Allis remains undeterred. Recent work, he says, comes closer than ever to fulfilling some of the requirements for a code. His latest reason for optimism is a PHD finger motif that appears to specifically recognize trimethylated H3K4. In work he presented at a Keystone Symposium in January, he talked about the protein BPTF, which contains a PHD domain as well as a bromodomain, a well-established acetyl recognition motif. The two recognition motifs in the protein are separated by an unstructured alpha helix, what he calls a spacer or "ruler" that might allow the protein to read different marks on the same or adjacent histones. Recalling a figure from his 2000 article that helped popularize the histone code hypothesis, he says, "We explicitly said, there should be docking molecules that have the right patches. I think the new work on that PhD, bromodomain, and the linker comes real close." The dimethyl eraser, JHDM1, and the trimethyl eraser, JMJD2, also contain PHD domains.

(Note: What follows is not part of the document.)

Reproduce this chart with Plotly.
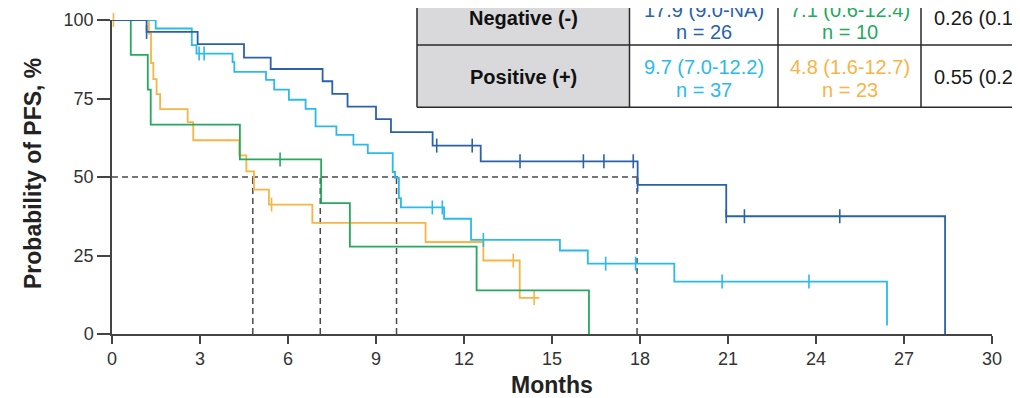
import plotly.graph_objects as go

# ---------------- data ----------------
neg_target_t = [0, 1.18, 2.92, 4.5, 5.41, 7.18, 7.51, 8.03, 9.0, 9.51, 10.93, 12.57, 17.92, 20.94, 28.4]
neg_target_s = [100, 96.2, 92.3, 88.0, 84.4, 80.5, 76.5, 72.4, 68.4, 64.3, 60.0, 55.0, 47.5, 37.5, 0]
neg_target_c = [1.18, 11.07, 12.28, 13.91, 16.07, 16.77, 17.77, 17.92, 20.94, 21.56, 24.81]

pos_target_t = [0, 1.49, 2.72, 2.88, 4.11, 4.17, 5.25, 5.53, 6.03, 6.6, 6.94, 7.65, 8.23, 8.72,
                9.57, 9.65, 9.78, 9.85, 11.32, 12.24, 15.27, 16.22, 19.17, 26.42]
pos_target_s = [100, 97.3, 92.0, 89.3, 86.6, 83.5, 80.9, 77.8, 74.6, 71.7, 66.1, 63.4, 60.3, 57.6,
                51.6, 49.7, 43.3, 40.3, 36.7, 30.0, 26.6, 22.4, 16.7, 2.7]
pos_target_c = [2.97, 3.14, 10.92, 11.26, 12.66, 16.83, 17.85, 20.8, 23.76]

neg_ctrl_t = [0, 0.64, 1.22, 1.32, 4.36, 7.13, 8.11, 12.43, 16.26]
neg_ctrl_s = [100, 88.9, 77.8, 66.7, 55.6, 41.7, 27.8, 13.9, 0]
neg_ctrl_c = [5.73]

pos_ctrl_t = [0, 1.26, 1.33, 1.41, 1.52, 1.64, 2.58, 2.77, 4.34, 4.58, 4.84, 5.35, 6.83, 10.69, 12.66, 13.9, 14.57]
pos_ctrl_s = [100, 95.7, 86.3, 81.2, 76.4, 71.6, 67.5, 61.7, 56.9, 51.8, 46.0, 41.2, 35.4, 29.3, 23.4, 11.5, 11.5]
pos_ctrl_c = [0.05, 5.44, 13.68, 14.39]

medians = [4.8, 7.1, 9.7, 17.9]

x_ticks = [0, 3, 6, 9, 12, 15, 18, 21, 24, 27, 30]
y_ticks = [0, 25, 50, 75, 100]

row_labels = ["Negative (-)", "Positive (+)"]
col_target = [("17.9 (9.0-NA)", "n = 26"), ("9.7 (7.0-12.2)", "n = 37")]
col_ctrl = [("7.1 (0.6-12.4)", "n = 10"), ("4.8 (1.6-12.7)", "n = 23")]
col_hr = ["0.26 (0.10", "0.55 (0.29"]

C_DARK = "#2a62aa"
C_LIGHT = "#2bbaec"
C_GREEN = "#24a95e"
C_ORANGE = "#f8b445"
C_DASH = "#4a4a4a"
FONT = "Liberation Sans, Arial, sans-serif"


def step_at(ts, ss, t):
    v = ss[0]
    for ti, si in zip(ts, ss):
        if ti <= t:
            v = si
    return v


fig = go.Figure()

# median guide lines
fig.add_trace(go.Scatter(x=[0, max(medians)], y=[50, 50], mode="lines",
                         line=dict(color=C_DASH, width=1.5, dash="6px,4px"),
                         hoverinfo="skip", showlegend=False, cliponaxis=False))
for m in medians:
    fig.add_trace(go.Scatter(x=[m, m], y=[0, 50], mode="lines",
                             line=dict(color=C_DASH, width=1.5, dash="6px,4px"),
                             hoverinfo="skip", showlegend=False, cliponaxis=False))

curves = [
    (pos_ctrl_t, pos_ctrl_s, pos_ctrl_c, C_ORANGE),
    (neg_ctrl_t, neg_ctrl_s, neg_ctrl_c, C_GREEN),
    (pos_target_t, pos_target_s, pos_target_c, C_LIGHT),
    (neg_target_t, neg_target_s, neg_target_c, C_DARK),
]
for ts, ss, cs, col in curves:
    fig.add_trace(go.Scatter(x=ts, y=ss, mode="lines", line=dict(color=col, width=1.8, shape="hv"),
                             showlegend=False, cliponaxis=False))
    fig.add_trace(go.Scatter(x=cs, y=[step_at(ts, ss, c) for c in cs], mode="markers",
                             marker=dict(symbol="line-ns-open", size=10, color=col,
                                         line=dict(color=col, width=1.6)),
                             showlegend=False, cliponaxis=False))

# ---------------- layout geometry (page pixels; page body has an 8px margin) ----------------
OFF = 8
FIG_W, FIG_H = 1020 - OFF, 398 - OFF
L, R, T, B = 112, 992, 20, 334   # plot area in page pixels


def px(x):
    return (x - L) / (R - L)


def py(y):
    return (B - y) / (B - T)


shapes = []
tab_left, tab_c1, tab_c2, tab_c3, tab_right = 417, 629.5, 778, 921, 1040
row_top, row_mid, row_bot = -20, 45, 107.3
shapes.append(dict(type="rect", xref="paper", yref="paper", x0=px(tab_left), x1=px(tab_right),
                   y0=py(row_bot), y1=py(row_top), fillcolor="white", line=dict(width=0), layer="above"))
shapes.append(dict(type="rect", xref="paper", yref="paper", x0=px(tab_left), x1=px(tab_c1),
                   y0=py(row_bot), y1=py(row_top), fillcolor="#d9d9db", line=dict(width=0), layer="above"))
for xv in [tab_left, tab_c1, tab_c2, tab_c3]:
    shapes.append(dict(type="line", xref="paper", yref="paper", x0=px(xv), x1=px(xv),
                       y0=py(row_bot), y1=py(row_top), line=dict(color="#2a2a2a", width=1.5), layer="above"))
for yv in [row_mid, row_bot]:
    shapes.append(dict(type="line", xref="paper", yref="paper", x0=px(tab_left), x1=px(tab_right),
                       y0=py(yv), y1=py(yv), line=dict(color="#2a2a2a", width=1.5), layer="above"))

annotations = []
row_centers = [18, 77]
first_line_dy = [-8, -10]
second_line_dy = [14, 13]


def ann(text, xpix, ypix, color, size, xanchor="center", bold=False, angle=0):
    return dict(text=("<b>" + text + "</b>") if bold else text, x=px(xpix), y=py(ypix),
                xref="paper", yref="paper", xanchor=xanchor, yanchor="middle", showarrow=False,
                textangle=angle, font=dict(family=FONT, size=size, color=color))


for i, yc in enumerate(row_centers):
    annotations.append(ann(row_labels[i], (tab_left + tab_c1) / 2, yc, "#111111", 20, bold=True))
    for (txts, col, xc) in [(col_target[i], C_DARK if i == 0 else C_LIGHT, (tab_c1 + tab_c2) / 2),
                            (col_ctrl[i], C_GREEN if i == 0 else C_ORANGE, (tab_c2 + tab_c3) / 2)]:
        annotations.append(ann(txts[0], xc, yc + first_line_dy[i], col, 20))
        annotations.append(ann(txts[1], xc, yc + second_line_dy[i], col, 20))
    annotations.append(ann(col_hr[i], 932, yc, "#1a1a1a", 20, xanchor="left"))

# axis titles
annotations.append(ann("Months", (L + R) / 2, 385, "#222222", 23, bold=True))
annotations.append(ann("Probability of PFS, %", 33, 174, "#222222", 23, bold=True, angle=-90))

fig.update_layout(
    width=FIG_W, height=FIG_H,
    margin=dict(l=L - OFF, r=FIG_W - (R - OFF), t=T - OFF, b=FIG_H - (B - OFF), autoexpand=False),
    paper_bgcolor="white", plot_bgcolor="white",
    shapes=shapes, annotations=annotations,
    font=dict(family=FONT, color="#333333"),
    xaxis=dict(range=[0, 30], tickvals=x_ticks, ticks="outside", ticklen=8, tickwidth=1.5,
               tickcolor="#444444", showline=True, linecolor="#444444", linewidth=1.5,
               showgrid=False, zeroline=False, tickfont=dict(size=18, color="#333333"),
               automargin=False),
    yaxis=dict(range=[0, 100], tickvals=y_ticks, ticks="outside", ticklen=13, tickwidth=1.5,
               tickcolor="#444444", showline=True, linecolor="#444444", linewidth=1.5,
               showgrid=False, zeroline=False, tickfont=dict(size=18, color="#333333"),
               automargin=False),
)

fig.write_html("out.html")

Both Allis and Jenuwein, who have written together on the subject, say they're a bit reluctant to bring up "the code" at conferences and talks, but they still think about it. On one level, the disagreement is a semantic argument about the definition of a code (see debate). Nevertheless, contention remains as to whether histone marks act with any real combinatorial complexity. Bryan Turner, considered the first to propose a code,14 continues to engage in debate (in these pages and in a friendly face-off with Rando at the American Association for Cancer Research this past month).

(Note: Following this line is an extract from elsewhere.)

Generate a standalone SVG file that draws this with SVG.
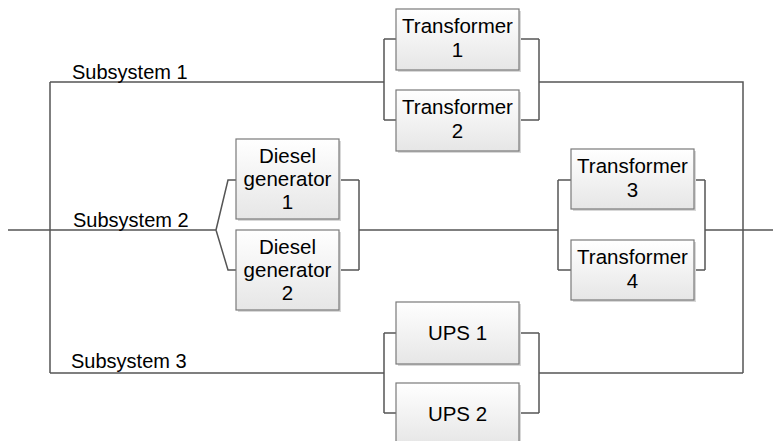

Allis hasn't stopped thinking bigger. He's been collaborating with Alexander Tarakhovsky, another lab head at Rockefeller who described a histone methyltransferase working outside the nucleus.15 Although phosphorylation, ubiquitination, acetylation, and other modifications occur regularly in the cytosol, methylation has largely been restricted to the nucleus. Allis posits, "That gets to the bigger problem of, is it a histone code or is it a protein code?"
Semantics aside, the question remains: How do the marks work? "Our view of how modifications function is very two-dimensional.... They recruit a protein, but really what effect that protein or the complex of proteins has on chromatin is really a mystery," says Kouzarides. This mystery has drawn him and a slew of other researchers into charting the rules for this intricate regulatory system. At the center of it all, the nucleosome's influence is only likely to grow. "It may well be the case that the kinds of rules identified for histones are going to be operating in other parts of the cell," says Jackson. "Maybe this is a good paradigm for other systems."